How to Cut Onboarding Time to the Absolute Minimum

Onboarding Time

Why does onboarding time matter?

Can’t we skip it?

As managers, we have a lot on our plate. There never seem to be enough hours in the day.

Why worry about onboarding time at all? Won’t new employees eventually figure it out anyway? Aren’t there more pressing problems to deal with?

I’m always elated when the signed offer letter comes in when filling an open role.

Then I realize how much work it’ll take to onboard them properly. I look for any excuse to avoid it.

But as much as I want to skip onboarding entirely and let new employees onboard themselves, I know I’m leaving a huge opportunity on the table. I force myself to run a real onboarding program.

Why?

Because cutting the time that it takes to onboard a new employee has a major impact on my team’s ability to hit their goals.

Let’s say it takes me a month before a new employee is running full speed. When combined with the rest of the lead time on hiring, that’s about five months between identifying the need for the new hire and getting a tangible impact from their output:

  • 1 month to get approval for the new role.
  • 2 months on recruitment.
  • 1 month onboarding.
  • 1 month for work to go live and have an impact.

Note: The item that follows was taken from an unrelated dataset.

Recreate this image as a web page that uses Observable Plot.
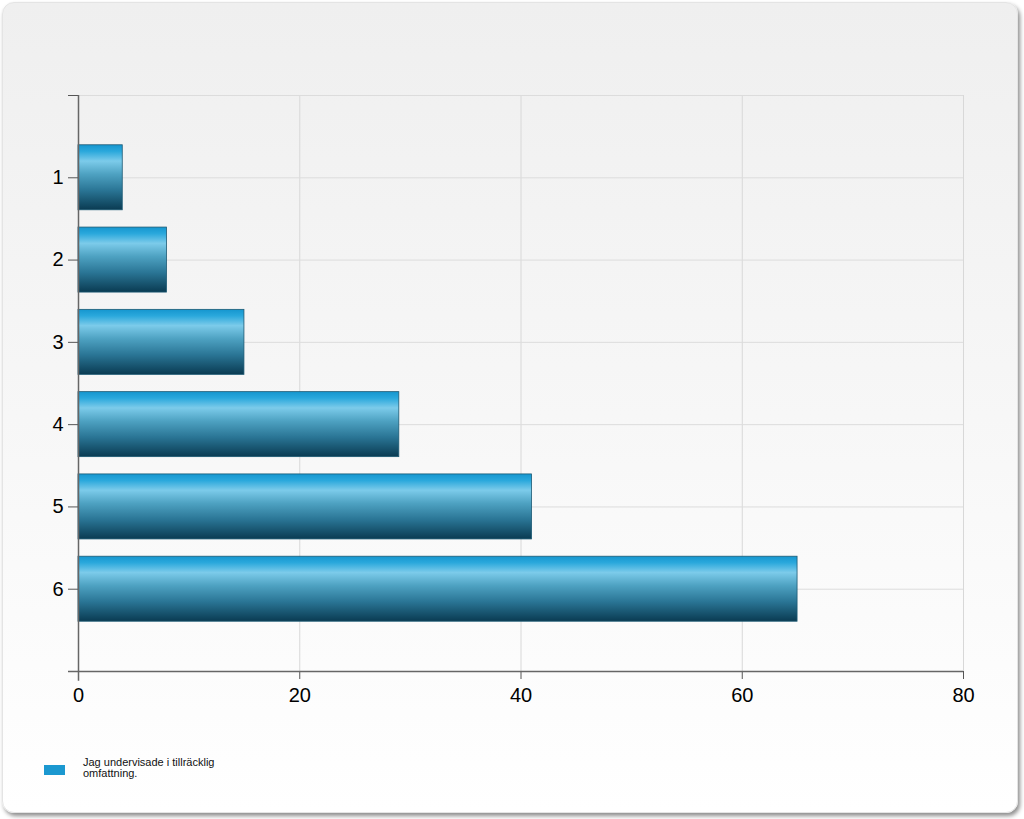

That’s a pretty long delay after I made the initial decision to fill a role. By the end of this process, I’m desperate for the impact of the new hire. The team is well past the point of needing an extra set of hands.

Cutting onboarding from a month down to 1-2 weeks frees up several critical weeks, helping the entire team get the relief that they need.

For me, onboarding can’t happen quickly enough.

What’s the typical amount of time spent on onboarding?

CareerBuilder completed a study that included 2300 hiring managers and found these results:

Onboarding Time

So about half of the companies onboard in a week or less.

I’ll be honest, I’m a little skeptical of these numbers. I believe the data, I’m just skeptical of how people define “onboarding.”

I suspect that most “one day” onboarding programs are just orientation days, the real onboarding work of getting the employee plugged into the organization hasn’t been factored in. For us, orientation includes the welcome events that are one step of the larger onboarding process. If you don’t have a deliberate onboarding program, it typically takes 1-2 months before an employee is truly onboarded and fully productive in my experience.

We consider 1-2 months to be the norm to get an employee completely onboarded. Orientation is typically completed in a day, possibly a week at most.

How much time should onboarding ideally take?

With a strong onboarding process, the entire onboarding time can be reduced to 1-2 weeks.

That includes all the orientation activities, getting to know the team, shipping the first few projects, and becoming a fully productive member of the team by the end of the second week. This doesn’t happen by accident, you need a tight and thorough onboarding process for this.

While I typically recommend that companies implement an entire onboarding process to reap the full benefits, there are a number of tricks that I use to shorten onboarding time.

4 tricks to reduce onboarding time

Here are my 4 favorite tricks to reduce onboarding time. When I use them, I almost always get a new employee fully onboarded within 2 weeks.

1. Cut out busy work

The most powerful lever to reduce onboarding time is to cut out as much of the busy work as possible during the onboarding period.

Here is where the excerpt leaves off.